Viridis Energy Inc. ("Viridis" or the "Company") (TSXV: VRD) announced today that effective February 25, 2013, it has completed a restructuring of its short term debt with its largest investor, Cornwall Investments, LLC (“Cornwall”). The debt restructuring includes Okanagan Pellet Company Inc. (“OPC”) assumption of the HSBC Bank Canada (“HSBC”) debt and the short-term loan on the Scotia Atlantic Biomass Company Limited (“Scotia”) facility, currently in default. The aggregate of the two credit facilities is approximately $5.7 million of long-term debt.

The first of the two facilities is a non-revolving term credit facility in the principal amount of $3,067,657 (the “Revised Credit Facility”) and represents the conversion of the demand revolving credit facility in the original principal amount of $3,000,000 (the “Existing Credit Facility”) previously provided by HSBC Bank Canada to Viridis’ wholly owned, marketing subsidiary, Cypress Pacific Marketing Inc. (“Cypress”). This facility was subsequently sold and assigned by HSBC Canada to Cornwall. To facilitate the restructuring, Cypress assigned the debt of the Revised Credit Facility to OPC via an Assignment and Assumption Agreement. OPC irrevocably accepted and assumed all of the rights and obligations to Cornwall under the Revised Credit Facility. OPC is one of two wood pellet production facilities of Viridis and, as such, holds fixed assets that can be collateralized.
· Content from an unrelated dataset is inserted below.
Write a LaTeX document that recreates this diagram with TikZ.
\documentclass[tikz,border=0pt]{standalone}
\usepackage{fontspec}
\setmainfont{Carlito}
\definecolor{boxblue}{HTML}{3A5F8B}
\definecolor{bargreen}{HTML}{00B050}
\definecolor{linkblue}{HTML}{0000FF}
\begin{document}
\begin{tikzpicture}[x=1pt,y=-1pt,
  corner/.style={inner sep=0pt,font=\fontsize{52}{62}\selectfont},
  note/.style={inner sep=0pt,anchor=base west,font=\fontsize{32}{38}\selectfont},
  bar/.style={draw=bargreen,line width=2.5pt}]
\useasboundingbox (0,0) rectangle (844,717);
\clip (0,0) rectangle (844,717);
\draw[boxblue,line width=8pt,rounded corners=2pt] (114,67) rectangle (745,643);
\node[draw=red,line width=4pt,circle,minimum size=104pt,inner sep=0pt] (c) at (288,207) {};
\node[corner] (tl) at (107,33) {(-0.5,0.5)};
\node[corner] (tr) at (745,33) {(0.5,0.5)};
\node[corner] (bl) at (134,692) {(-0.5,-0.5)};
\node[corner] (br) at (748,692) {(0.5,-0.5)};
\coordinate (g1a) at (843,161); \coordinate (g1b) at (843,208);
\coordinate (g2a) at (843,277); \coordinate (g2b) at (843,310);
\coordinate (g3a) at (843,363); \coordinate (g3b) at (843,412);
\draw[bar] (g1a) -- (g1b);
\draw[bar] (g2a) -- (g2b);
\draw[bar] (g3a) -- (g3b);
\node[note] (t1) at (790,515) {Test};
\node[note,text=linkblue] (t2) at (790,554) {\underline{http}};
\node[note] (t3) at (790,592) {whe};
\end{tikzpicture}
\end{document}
As further security for the Revised Credit Facility, Viridis has guaranteed the debt of OPC to Cornwall.

Interest on the Revised Credit Facility is due at the Maturity Date, or on such earlier date or dates as it repays in whole or in part the principal amount of the Revised Credit Facility, at the Prime Rate plus 6% per annum. Interest will accrue and be computed daily and will be compounded monthly until paid.
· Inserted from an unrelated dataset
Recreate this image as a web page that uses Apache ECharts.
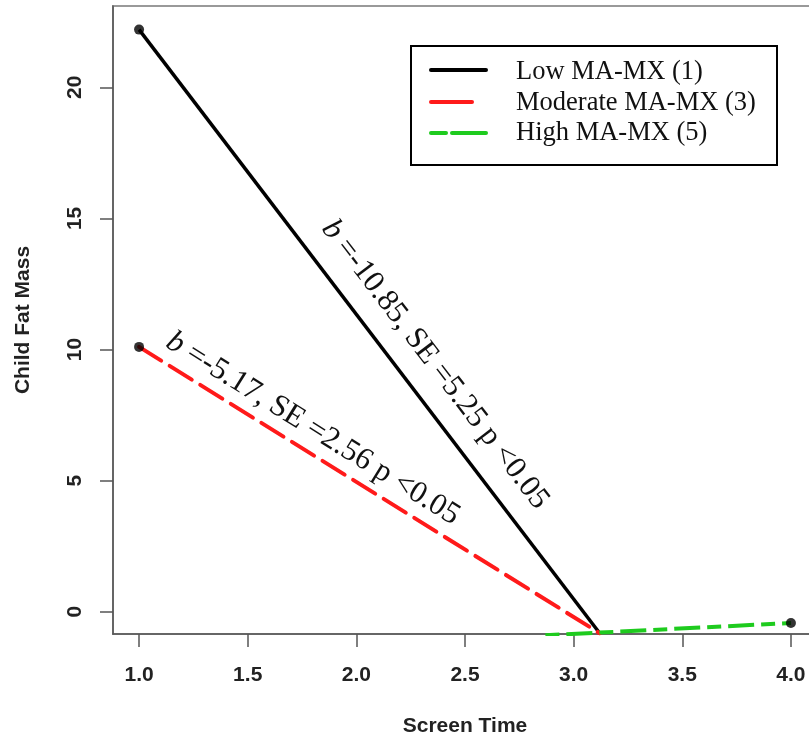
<!DOCTYPE html>
<html>
<head>
<meta charset="utf-8">
<script src="https://cdn.jsdelivr.net/npm/echarts@6/dist/echarts.min.js"></script>
<style>html,body{margin:0;padding:0;background:#fff;}#c{width:809px;height:741px;}</style>
</head>
<body>
<div id="c"></div>
<script>
const xTicks = [1.0, 1.5, 2.0, 2.5, 3.0, 3.5, 4.0];
const yTicks = [0, 5, 10, 15, 20];
const lowLine = [[1, 22.2], [3.12, -0.82]];
const modLine = [[1, 10.1], [3.12, -0.82]];
const highLine = [[2.87, -0.9], [4, -0.43]];
const endPoints = [[1, 22.2], [1, 10.1], [4, -0.43]];
const legendNames = ['Low MA-MX (1)', 'Moderate MA-MX (3)', 'High MA-MX (5)'];
const lowNote = { b: '-10.85', se: '5.25', p: '0.05', at: [2.362, 9.42] };
const modNote = { b: '-5.17', se: '2.56', p: '0.05', at: [1.80, 6.98] };

const chart = echarts.init(document.getElementById('c'));
const tickFont = { fontFamily: 'Liberation Sans', fontWeight: 'bold', fontSize: 21, color: '#222' };
const serif = 'Liberation Serif';

chart.setOption({
  animation: false,
  grid: { left: 113, top: 6, width: 704, height: 628, containLabel: false, outerBoundsMode: 'none', show: true, borderColor: '#999', borderWidth: 2, backgroundColor: 'transparent' },
  xAxis: {
    type: 'value', min: 0.88, max: 4.12,
    name: 'Screen Time', nameLocation: 'middle', nameGap: 82,
    nameTextStyle: tickFont,
    axisLine: { show: true, onZero: false, lineStyle: { color: '#555', width: 1.5 } },
    axisTick: { show: true, length: 13, customValues: xTicks, lineStyle: { color: '#555', width: 1.5 } },
    axisLabel: Object.assign({ customValues: xTicks, margin: 31, hideOverlap: false, formatter: v => v.toFixed(1) }, tickFont),
    splitLine: { show: false }
  },
  yAxis: {
    type: 'value', min: -0.85, max: 23.1,
    name: 'Child Fat Mass', nameLocation: 'middle', nameGap: 79, nameRotate: 90,
    nameTextStyle: tickFont,
    axisLine: { show: true, onZero: false, lineStyle: { color: '#555', width: 1.5 } },
    axisTick: { show: true, length: 13, customValues: yTicks, lineStyle: { color: '#555', width: 1.5 } },
    axisLabel: Object.assign({ customValues: yTicks, margin: 27, rotate: 90 }, tickFont),
    splitLine: { show: false }
  },
  series: [
    { name: legendNames[0], type: 'line', data: lowLine, showSymbol: false, lineStyle: { color: '#000', width: 3.5 } },
    { name: legendNames[1], type: 'line', data: modLine, showSymbol: false, lineStyle: { color: '#ff1a1a', width: 4, type: [26, 10], cap: 'round' } },
    { name: legendNames[2], type: 'line', data: highLine, showSymbol: false, lineStyle: { color: '#1ecb1e', width: 4, type: [14, 7, 26, 7] } },
    { type: 'scatter', data: endPoints, symbolSize: 10, itemStyle: { color: '#000' }, z: 5 }
  ]
});

function noteGraphic(note, line) {
  const p = chart.convertToPixel({ gridIndex: 0 }, note.at);
  const a = chart.convertToPixel({ gridIndex: 0 }, line[0]);
  const b = chart.convertToPixel({ gridIndex: 0 }, line[1]);
  const ang = Math.atan2(b[1] - a[1], b[0] - a[0]);
  return {
    type: 'text', x: p[0], y: p[1], rotation: -ang, z: 10,
    style: {
      text: '{i|b} =' + note.b + ', SE =' + note.se + ' p <' + note.p,
      fontFamily: serif, fontSize: 31, fill: '#111',
      align: 'center', verticalAlign: 'middle', textAlign: 'center', textVerticalAlign: 'middle',
      rich: { i: { fontStyle: 'italic', fontFamily: serif, fontSize: 31, fill: '#111' } }
    }
  };
}

const lx = 411, ly = 46;
const legendGraphics = [
  { type: 'rect', shape: { x: lx, y: ly, width: 366, height: 119 }, style: { fill: '#fff', stroke: '#000', lineWidth: 2 }, z: 20 },
  { type: 'line', shape: { x1: 431, y1: 70, x2: 486, y2: 70 }, style: { stroke: '#000', lineWidth: 4, lineCap: 'round' }, z: 21 },
  { type: 'line', shape: { x1: 431, y1: 102, x2: 472, y2: 102 }, style: { stroke: '#ff1a1a', lineWidth: 4, lineCap: 'round' }, z: 21 },
  { type: 'line', shape: { x1: 431, y1: 133, x2: 446, y2: 133 }, style: { stroke: '#1ecb1e', lineWidth: 4, lineCap: 'round' }, z: 21 },
  { type: 'line', shape: { x1: 452, y1: 133, x2: 486, y2: 133 }, style: { stroke: '#1ecb1e', lineWidth: 4, lineCap: 'round' }, z: 21 }
];
legendNames.forEach((n, i) => {
  legendGraphics.push({ type: 'text', x: 516, y: [72, 103, 133][i], z: 21,
    style: { text: n, fontFamily: serif, fontSize: 26.5, fill: '#111', verticalAlign: 'middle', textVerticalAlign: 'middle' } });
});

chart.setOption({ graphic: legendGraphics.concat([noteGraphic(lowNote, lowLine), noteGraphic(modNote, modLine)]) });
</script>
</body>
</html>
In consideration for the Revised Credit Facility and subject to TSXV approval, Viridis will issue shares of its common stock (the “Bonus Shares”) to Cornwall. A total of 2,420,000 Bonus Shares will be represented by four share certificates registered in the name of Cornwall, in denominations of 484,000; 484,000; 605,000 and 847,000 shares respectively. Upon approval by the TSXV, the first certificate for 484,000 Bonus Shares will be delivered to Cornwall. As an incentive to Viridis to arrange for the refinancing of the Revised Credit Facility with a third party, the balance of the Bonus Shares will be subject to the provisions of an Escrow Agreement and the certificates for those Bonus Shares will be held by the Escrow Agent. The Escrow Agreement provides for the delivery of the remaining three certificates after each six month period during which the Revised Credit Facility, or any portion thereof, is outstanding have elapsed, starting on October 1, 2013 with the final delivery on October 1, 2014.

The second facility is an extension of the existing short-term facility in the original principal amount of $2,455,000 provided to Scotia by Cornwall. The revised facility is a non-revolving term credit facility in the principal amount of $2,636,238 established by Cornwall in favour of Scotia, (the “Scotia Credit Facility”). As further security for the Scotia Credit Facility, Viridis has guaranteed the debt of OPC to Cornwall.

Interest on the Scotia Credit Facility is due on the Maturity Date, or on such earlier date or dates as it repays in whole or in part the principal amount of the Scotia Credit Facility, at the Prime Rate plus 5% per annum. Interest will accrue and be computed daily and will be compounded monthly until paid.

In consideration for the Scotia Credit Facility and subject to TSXV approval, Viridis will issue Bonus Shares to Cornwall. A total of 2,080,000 Bonus Shares will be represented by four share certificates registered in the name of Cornwall, in denominations of 416,000; 416,000; 520,000 and 728,000 shares respectively. Upon TSXV approval, the first certificate for 416,000 Bonus Shares will be delivered to Cornwall. As an incentive to Viridis to arrange for the refinancing of the Scotia Credit Facility with a third party, the balance of the Bonus Shares will be subject to the provisions of an Escrow Agreement and the certificates for those Bonus Shares, will be held by the Escrow Agent. The Escrow Agreement provides for the delivery of the remaining three certificates after each six month period during which the Scotia Credit Facility, or any portion thereof, is outstanding have elapsed, starting on October 1, 2013 with the final delivery on October 1, 2014.

“The debt restructuring with Cornwall is an important step in the process that we began in December. The deferment of interest and principal payments until maturity will further Viridis’ ability to generate working capital to support growth. In addition, the escrowed bonus share program provides Viridis the incentive to accelerate its plans for refinancing with a traditional lender over the next two years. Cornwall continues to demonstrate its support of Viridis as it develops its production capacity to capitalize on the Renewable Energy industry’s advancement,” said Christopher Robertson, chairman and chief executive officer, Viridis Energy Inc.